I headed over to Grace Cathedral, one place I hadn’t checked yet. When I got there Walter Chalmers (Robert Vaughn) was waiting for me.
But Chalmers was right, I “blew it”. It turned out that my tipster was wrong. It wasn’t Nob Hill she was seen at, but Telegraph Hill. It was an easy mistake to make; they both end with ‘Hill’. I never did find her. I gave ten dollars of the two C’s back to my client and spent the rest of it up at the “Weeper’s Corner” at the Top of the Mark, looking down at the Huntington Hotel and wondering who the girl was.
I started at the Franciscan Restaurant at the Wharf and headed south by southeast. No, not ‘North by Northwest’. The Franciscan has been remodeled since the 1960 picture, but it still has that odd shape.
Pier 43 in 1960: Pier 43 has been removed now, but the frame entrance is still there. The old Balclutha sailing ship, seen in the vintage photo, used to be docked there before moving over to the Hyde Street Pier. He’s thinking, “Hey, don’t look at me! I didn’t poop all over this fence!”
Whoa! Opensfhistory says that these cars were hit by a Belt Line train near Mason and Jefferson Streets during the 1960s. Let’s hope they were parked and empty at the time. That’s the old Fisherman’s Wharf Travel Lodge in the background of both pictures. The Boudin Bakery and Restaurant is here today where the crash was.
Here’s a Belt Line Engine running along the Embarcadero past Telegraph Hill and Coit Tower across from Pier 29 in 1957.
Filbert Street heading toward Telegraph Hill circa 1950: The portion of the hill past the boxcar in the old picture is where the wooden Filbert Steps of Telegraph Hill are.

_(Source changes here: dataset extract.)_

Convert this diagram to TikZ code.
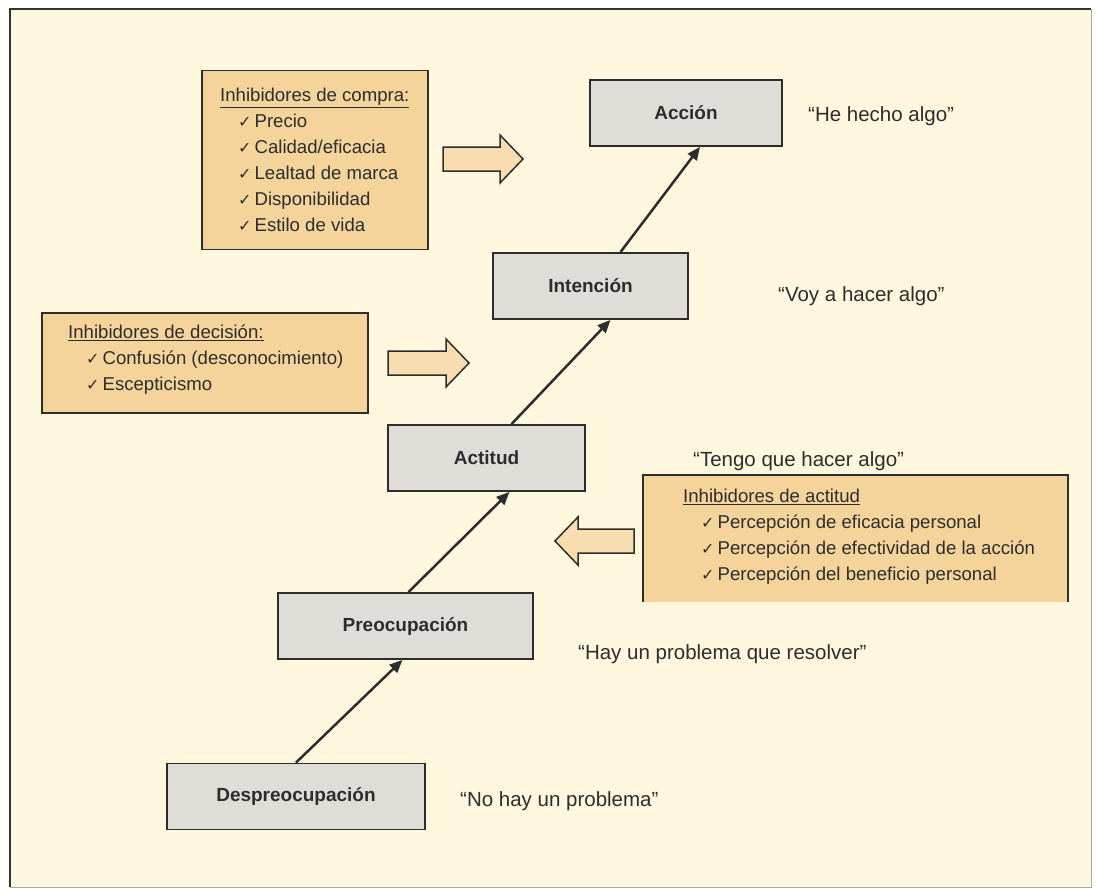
\documentclass[tikz,border=0pt]{standalone}
\usepackage{fontspec}
\setmainfont{Liberation Sans}
\newfontfamily\symf{DejaVu Sans}
\usetikzlibrary{arrows.meta}
\definecolor{bgc}{RGB}{255,248,222}
\definecolor{boxg}{RGB}{224,220,215}
\definecolor{orangeb}{RGB}{245,212,155}
\definecolor{arrowf}{RGB}{247,221,175}
\definecolor{txt}{RGB}{45,45,45}
\definecolor{edgec}{RGB}{45,45,45}
\newcommand{\ck}{{\symf\fontsize{16}{16}\selectfont ✓}\hspace{3pt}}
\newcommand{\ind}{\hspace*{18pt}}
\begin{document}
\begin{tikzpicture}[x=1pt,y=-1pt,
  stagebox/.style={draw=edgec, line width=1.8pt, fill=boxg, minimum height=66pt, inner sep=0pt, font=\fontsize{19}{22}\selectfont\bfseries, text=txt},
  inhib/.style={draw=edgec, line width=1.8pt, fill=orangeb, inner sep=0pt},
  quotetxt/.style={anchor=west, font=\fontsize{20.5}{24}\selectfont, text=txt, inner sep=0pt},
  listtxt/.style={anchor=north west, align=left, font=\fontsize{18.6}{26}\selectfont, text=txt, inner sep=0pt},
  link/.style={line width=2.5pt, draw=edgec, -{Triangle[length=13pt,width=11pt]}},
  blockarrow/.style={draw=edgec, line width=1.5pt, fill=arrowf, line join=miter}
]
\useasboundingbox (0,0) rectangle (1096,891);
\fill[white] (0,0) rectangle (1096,891);
\fill[bgc] (10,9) rectangle (1091,887);
\draw[black!35, line width=1pt] (10,887) -- (1091,887) -- (1091,9);
\draw[black!80, line width=2pt] (10,887) -- (10,9) -- (1091,9);

% stages
\node[stagebox, minimum width=192pt] (acc) at (686,113) {Acción};
\node[stagebox, minimum width=195pt] (int) at (590.5,286) {Intención};
\node[stagebox, minimum width=197pt] (act) at (486.5,458) {Actitud};
\node[stagebox, minimum width=255pt] (pre) at (405.5,626) {Preocupación};
\node[stagebox, minimum width=258pt] (des) at (296,796.5) {Despreocupación};

\draw[link] (des.north) -- ([xshift=-3pt]pre.south);
\draw[link] ([xshift=3pt]pre.north) -- ([xshift=23pt]act.south);
\draw[link] ([xshift=25pt]act.north) -- ([xshift=20pt]int.south);
\draw[link] ([xshift=30pt]int.north) -- ([xshift=14pt]acc.south);

% quotes
\node[quotetxt] (qacc) at (808,116) {“He hecho algo”};
\node[quotetxt] (qint) at (778,296) {“Voy a hacer algo”};
\node[quotetxt] (qact) at (693,461) {“Tengo que hacer algo”};
\node[quotetxt] (qpre) at (578,654) {“Hay un problema que resolver”};
\node[quotetxt] (qdes) at (460,801) {“No hay un problema”};

% inhibidores de compra
\node[inhib, minimum width=226pt, minimum height=179pt] (compra) at (315,160) {};
\node[listtxt] (compratxt) at (220,88) {\underline{Inhibidores de compra:}\\
\ind\ck Precio\\
\ind\ck Calidad/eficacia\\
\ind\ck Lealtad de marca\\
\ind\ck Disponibilidad\\
\ind\ck Estilo de vida};
\draw[blockarrow] (443,147) -- (500,147) -- (500,135) -- (523,159) -- (500,183) -- (500,171) -- (443,171) -- cycle;

% inhibidores de decision
\node[inhib, minimum width=326pt, minimum height=100pt] (decis) at (205,363) {};
\node[listtxt] (decistxt) at (68,325) {\underline{Inhibidores de decisión:}\\
\ind\ck Confusión (desconocimiento)\\
\ind\ck Escepticismo};
\draw[blockarrow] (388,351) -- (446,351) -- (446,339) -- (469,363) -- (446,387) -- (446,375) -- (388,375) -- cycle;

% inhibidores de actitud
\node[fill=orangeb, minimum width=425pt, minimum height=127pt, inner sep=0pt] (actit) at (855.5,538.5) {};
\draw[edgec, line width=1.8pt] (actit.south west) -- (actit.north west) -- (actit.north east) -- (actit.south east);
\node[listtxt] (actittxt) at (683,489) {\underline{Inhibidores de actitud}\\
\ind\ck Percepción de eficacia personal\\
\ind\ck Percepción de efectividad de la acción\\
\ind\ck Percepción del beneficio personal};
\draw[blockarrow] (634,529) -- (578,529) -- (578,517) -- (555,541) -- (578,565) -- (578,553) -- (634,553) -- cycle;
\end{tikzpicture}
\end{document}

A bandaged Humphrey Bogart climbed the Filbert Steps three years earlier in the film ‘Dark Passage’. Levi Plaza is on the waterfront side of Filbert Street today.
An organized labor demonstration by dock workers at Pier 15 in 1937: This was organized three years after the 1934 waterfront strike where police fired on Longshoremen.
A fuzzy but likable picture of Pier 9 taken in 1966:
Broadway at the Embarcadero in 1965: This was a far north as the Embarcadero Freeway, built in 1957, reached.
Almost underneath the Embarcadero Freeway way at Pier 1 in 1960: Did I tell you that I was one of the last people to drive on the Embarcadero Freeway on the day of the Loma Prieta Earthquake, October 17th, 1989, before it closed forever? “Yes, Tim, many times.” We’re getting close to the Ferry Building.
Stopped to rest at the Ferry Building before heading back. A ferryboat chugs over to the Bay Bridge and the Oakland Mole in 1952: By that time the Golden Gate and Bay Bridges were making ferryboat travel across the Bay obsolete. By the 1960s the ferryboats were gone. The 1989 Loma Prieta Earthquake that shut down the Bay Bridge for one month jumpstarted new ferry boat Service across the Bay to the Ferry Building. One of the new ferryboats, sleeker and more environmental friendly, is heading toward today’s Ferry Building boat dock in my picture.